Sounds like designing the database around the GUI.. ugh.

And the DBO object would loop through each object on the
window, looking for things which were associated with it by
name ( ie started with 'dbo_customers' ) and interact with them
accordingly ( update their values, update the DB with their
values, delete, etc ).

Here's where you lost me. Do you mean "present input widgets"
when you say "interact"? And what objects are looping over?

Is this the right way to be going about things?

For what you need, I'd simply slap a few widgets on a dialog,
then connect a few signals to fire off SQL queries as needed.
There's a number of modules on CPAN to make abstracting SQL
queries (aka business logic) away from your frontend easier.

I realise that the bit where I name objects with dbo_customers
is a little dodgy, but it would require the least mucking
around with other things that I don't currently understand.

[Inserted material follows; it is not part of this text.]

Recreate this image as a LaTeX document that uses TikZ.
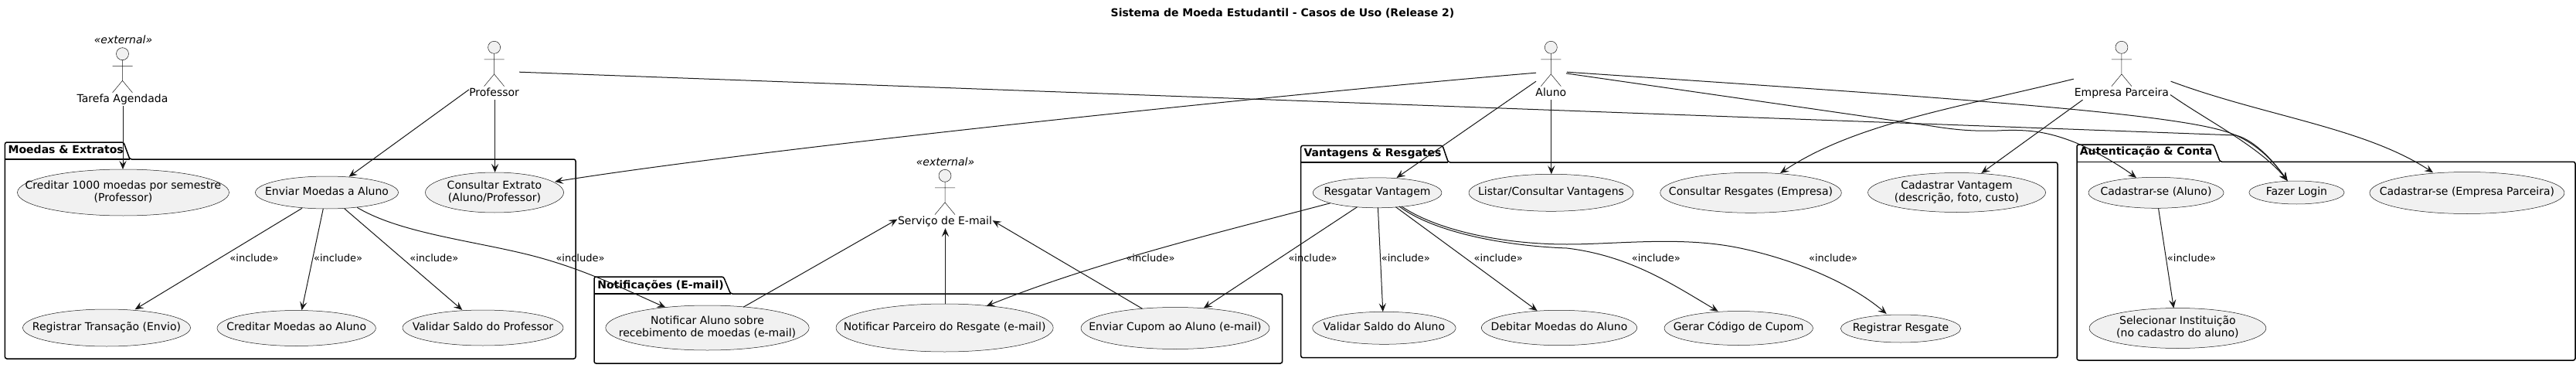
\documentclass[tikz,border=0pt]{standalone}
\usepackage{fontspec}
\setmainfont{DejaVu Sans}
\usetikzlibrary{shapes.geometric,arrows.meta}
\definecolor{ink}{HTML}{181818}
\definecolor{usefill}{HTML}{F1F1F1}
\newcommand\uctext[1]{\makebox[0pt][c]{\begin{tabular}{@{}c@{}}#1\end{tabular}}}
\newcommand\pkgshape[7]{% left,top,tabright,tabright2,line,right,bottom
  \draw[pkg] (#1,#2) -- (#3,#2) -- (#4,#5) -- (#6,#5) -- (#6,#7) -- (#1,#7) -- cycle;
  \draw[pkgline] (#1,#5) -- (#4,#5);
}
\newcommand\umlactor[4]{% name,cx,top,label
  \begin{scope}[shift={(#2,#3)}]
    \draw[actorline,fill=usefill] (0,8) circle[radius=4pt];
    \draw[actorline] (0,16) -- (0,42.6) (-13,23.6) -- (13,23.6) (-13,58.3) -- (0,42.6) -- (13,58.3);
    \node[txt] (#1) at (0,67.6) {#4};
  \end{scope}
}
\tikzset{
  txt/.style={font=\fontsize{7}{8}\selectfont,text=black,inner sep=0pt,outer sep=0pt,text height=5.1pt,text depth=1.6pt},
  inc/.style={txt,font=\fontsize{6.5}{8}\selectfont},
  uc/.style={ellipse,draw=ink,line width=.25pt,fill=usefill,inner sep=0pt,outer sep=0pt,font=\fontsize{7}{8}\selectfont},
  pkg/.style={draw=black,line width=.75pt,rounded corners=1.25pt,fill=white},
  pkgline/.style={draw=black,line width=.75pt},
  pkgtitle/.style={txt,font=\fontsize{7}{8}\selectfont\bfseries,anchor=west},
  actorline/.style={draw=ink,line width=.25pt},
  conn/.style={draw=ink,line width=.5pt,-{Stealth[length=5.5pt,width=4.6pt,inset=2.2pt]}},
}
\begin{document}
\begin{tikzpicture}[x=.5pt,y=-.5pt]
\useasboundingbox (0,0) rectangle (3334,476);
\fill[white] (0,0) rectangle (3334,476);
\node[txt,font=\fontsize{7}{8}\selectfont\bfseries] (title) at (1660,18) {Sistema de Moeda Estudantil - Casos de Uso (Release 2)};

% packages
\pkgshape{6.4}{184}{160}{168}{206}{745}{464}
\node[pkgtitle] (pmoe) at (10.7,195.3) {Moedas \& Extratos};
\pkgshape{769}{358}{936.4}{945.5}{380}{1659.6}{470}
\node[pkgtitle] (pnot) at (773.4,370) {Notificações (E-mail)};
\pkgshape{1683.7}{188.3}{1867}{1874.4}{210}{2663}{462.7}
\node[pkgtitle] (pvan) at (1687.5,199.3) {Vantagens \& Resgates};
\pkgshape{2688}{187}{2864.8}{2873.3}{209.3}{3333}{466}
\node[pkgtitle] (paut) at (2691.8,197.3) {Autenticação \& Conta};

% actors
\umlactor{tare}{158.5}{61.7}{Tarefa Agendada}
\node[txt,font=\fontsize{7}{8}\selectfont\itshape] (stare) at (159.5,53.3) {«external»};
\umlactor{prof}{639.6}{53.3}{Professor}
\umlactor{alun}{2007.3}{53.3}{Aluno}
\umlactor{empr}{2745.9}{53.3}{Empresa Parceira}
\umlactor{mail}{1223}{219.3}{Serviço de E-mail}
\node[txt,font=\fontsize{7}{8}\selectfont\itshape] (smail) at (1223.5,211) {«external»};

% use cases
\node[uc,minimum width=137pt,minimum height=30pt] (cred) at (159.5,249) {\uctext{Creditar 1000 moedas por semestre\\(Professor)}};
\node[uc,minimum width=92.5pt,minimum height=21pt] (envi) at (423,249) {\uctext{Enviar Moedas a Aluno}};
\node[uc,minimum width=89.5pt,minimum height=26pt] (extr) at (640,249) {\uctext{Consultar Extrato\\(Aluno/Professor)}};
\node[uc,minimum width=108.5pt,minimum height=24pt] (regt) at (138,424) {\uctext{Registrar Transação (Envio)}};
\node[uc,minimum width=102.7pt,minimum height=23pt] (crma) at (383.7,424.5) {\uctext{Creditar Moedas ao Aluno}};
\node[uc,minimum width=104pt,minimum height=23pt] (vsp) at (625,424) {\uctext{Validar Saldo do Professor}};
\node[uc,minimum width=131.7pt,minimum height=29pt] (nalu) at (915.5,424) {\uctext{Notificar Aluno sobre\\recebimento de moedas (e-mail)}};
\node[uc,minimum width=140.6pt,minimum height=31pt] (npar) at (1222.6,424) {\uctext{Notificar Parceiro do Resgate (e-mail)}};
\node[uc,minimum width=122pt,minimum height=27pt] (ecup) at (1521,424.5) {\uctext{Enviar Cupom ao Aluno (e-mail)}};
\node[uc,minimum width=83.3pt,minimum height=19.5pt] (resg) at (1782.6,249.3) {\uctext{Resgatar Vantagem}};
\node[uc,minimum width=106.5pt,minimum height=24pt] (list) at (2007.5,249.3) {\uctext{Listar/Consultar Vantagens}};
\node[uc,minimum width=117.3pt,minimum height=26pt] (cres) at (2266,249.3) {\uctext{Consultar Resgates (Empresa)}};
\node[uc,minimum width=115pt,minimum height=25.5pt] (cvan) at (2532.5,249) {\uctext{Cadastrar Vantagem\\(descrição, foto, custo)}};
\node[uc,minimum width=92.7pt,minimum height=21pt] (vsa) at (1791.4,424.3) {\uctext{Validar Saldo do Aluno}};
\node[uc,minimum width=100.7pt,minimum height=22.7pt] (debi) at (2018,424) {\uctext{Debitar Moedas do Aluno}};
\node[uc,minimum width=96.2pt,minimum height=22pt] (gera) at (2250.2,424.5) {\uctext{Gerar Código de Cupom}};
\node[uc,minimum width=77.7pt,minimum height=18pt] (rres) at (2460,425) {\uctext{Registrar Resgate}};
\node[uc,minimum width=87.5pt,minimum height=20pt] (calu) at (2790.5,249.3) {\uctext{Cadastrar-se (Aluno)}};
\node[uc,minimum width=61.6pt,minimum height=15pt] (logi) at (2972.4,249) {\uctext{Fazer Login}};
\node[uc,minimum width=126pt,minimum height=27pt] (cemp) at (3192.9,249.5) {\uctext{Cadastrar-se (Empresa Parceira)}};
\node[uc,minimum width=114.4pt,minimum height=26pt] (sele) at (2818.4,424.5) {\uctext{Selecionar Instituição\\(no cadastro do aluno)}};

% connectors
\draw[conn] ([shift={(.5,7.4)}]tare.center) -- ([shift={(-.5,-30)}]cred.center);
\draw[conn] ([shift={(-32.6,-5)}]prof.center) -- ([shift={(28.5,-20.3)}]envi.center);
\draw[conn] ([shift={(1,8)}]prof.center) -- ([shift={(.6,-26)}]extr.center);
\draw[conn] ([shift={(32.4,-27.7)}]prof.center) -- (2894,175) .. controls (2920,182) and (2945,212) .. ([shift={(-11.8,-15)}]logi.center);
\draw[conn] ([shift={(-19.3,-26.7)}]alun.center) .. controls (1700,118) and (1000,190) .. ([shift={(78,-14)}]extr.center);
\draw[conn] ([shift={(-19.3,-15.7)}]alun.center) -- ([shift={(24.9,-19.3)}]resg.center);
\draw[conn] ([shift={(.5,8)}]alun.center) -- ([shift={(.3,-24)}]list.center);
\draw[conn] ([shift={(19.7,-26)}]alun.center) -- (2500,163) .. controls (2530,168) and (2555,170) .. (2585,169) .. controls (2625,167) and (2650,170) .. (2687.5,185) .. controls (2715,197) and (2745,215) .. ([shift={(-25.5,-19.3)}]calu.center);
\draw[conn] ([shift={(20.7,-27.7)}]alun.center) .. controls (2500,125) and (2800,145) .. (2880,170) .. controls (2920,182) and (2945,212) .. ([shift={(-11.8,-15)}]logi.center);
\draw[conn] ([shift={(-62.2,-18.7)}]empr.center) .. controls (2530,140) and (2400,160) .. ([shift={(38,-25.3)}]cres.center);
\draw[conn] ([shift={(-50.4,8.3)}]empr.center) -- ([shift={(31.8,-25)}]cvan.center);
\draw[conn] ([shift={(63.1,1.7)}]empr.center) .. controls (2855,155) and (2925,190) .. ([shift={(-11.8,-15)}]logi.center);
\draw[conn] ([shift={(63.7,-15.7)}]empr.center) .. controls (2930,150) and (3060,165) .. ([shift={(-43.9,-26.2)}]cemp.center);
\draw[conn] ([shift={(-32,20.3)}]envi.center) -- ([shift={(36.6,-23.7)}]regt.center);
\draw[conn] ([shift={(-4.7,21)}]envi.center) -- ([shift={(6.8,-23.2)}]crma.center);
\draw[conn] ([shift={(22.6,20.7)}]envi.center) -- ([shift={(-26.7,-23)}]vsp.center);
\draw[conn] ([shift={(39.2,19.3)}]envi.center) .. controls (520,303) and (620,312) .. (696.3,332.7) .. controls (760,350) and (810,375) .. ([shift={(-54.1,-26.3)}]nalu.center);
\draw[conn] ([shift={(46.5,-26.7)}]nalu.center) -- ([shift={(-61.6,-3.3)}]mail.center);
\draw[conn] ([shift={(.9,-30.7)}]npar.center) -- ([shift={(.5,8.3)}]mail.center);
\draw[conn] ([shift={(-42.5,-25.2)}]ecup.center) -- ([shift={(61.6,-1.7)}]mail.center);
\draw[conn] ([shift={(-60.8,13.4)}]resg.center) .. controls (1600,295) and (1420,338) .. ([shift={(53.9,-28)}]npar.center);
\draw[conn] ([shift={(-26,18.4)}]resg.center) -- ([shift={(36.7,-25.8)}]ecup.center);
\draw[conn] ([shift={(.8,19)}]resg.center) -- ([shift={(-1.6,-21)}]vsa.center);
\draw[conn] ([shift={(23.8,18.4)}]resg.center) -- ([shift={(-28.4,-22)}]debi.center);
\draw[conn] ([shift={(28.4,17.7)}]resg.center) .. controls (1855,300) and (1945,318) .. (2028,321) .. controls (2110,331) and (2165,368) .. ([shift={(-26.5,-21.8)}]gera.center);
\draw[conn] ([shift={(31.4,17.7)}]resg.center) .. controls (1860,298) and (1945,316) .. (2028,316) .. controls (2090,316) and (2170,306) .. (2242,319) .. controls (2300,329.5) and (2385,358) .. ([shift={(-18.3,-19)}]rres.center);
\draw[conn] ([shift={(3,20)}]calu.center) -- ([shift={(-5.1,-25.8)}]sele.center);

% include labels
\node[inc] (i1) at (329,335) {«include»};
\node[inc] (i2) at (437.6,335) {«include»};
\node[inc] (i3) at (561.9,335) {«include»};
\node[inc] (i4) at (751,335) {«include»};
\node[inc] (i5) at (1489,335) {«include»};
\node[inc] (i6) at (1699,335) {«include»};
\node[inc] (i7) at (1819.3,335) {«include»};
\node[inc] (i8) at (1939.2,335) {«include»};
\node[inc] (i9) at (2143.3,335) {«include»};
\node[inc] (i10) at (2372.6,335) {«include»};
\node[inc] (i11) at (2836.4,335) {«include»};
\end{tikzpicture}
\end{document}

Database design is something you should at least have a basic
grasp of before you go designing a database application.
Seriously, you'll do yourself a huge favour in the long run if
you take a bit of time to learn about good database design
practices. You don't have to become an expert, but you should
know a few ground rules.

There's probably a good book by Addison-Wesley or some other good
publisher on the subject. (O'Reilly is unlikely to have one on
basics, it would be tied in with some speicific database, if at
all.) Reading the first few chapters should give you a sufficient
overview to start tinkering.

From there, DBI should be straightforward. It's simply an
enormously easy to use interface to throw SQL queries at a
database.

-- 
Regards,
Aristotle
 
"If you can't laugh at yourself, you don't take life seriously enough."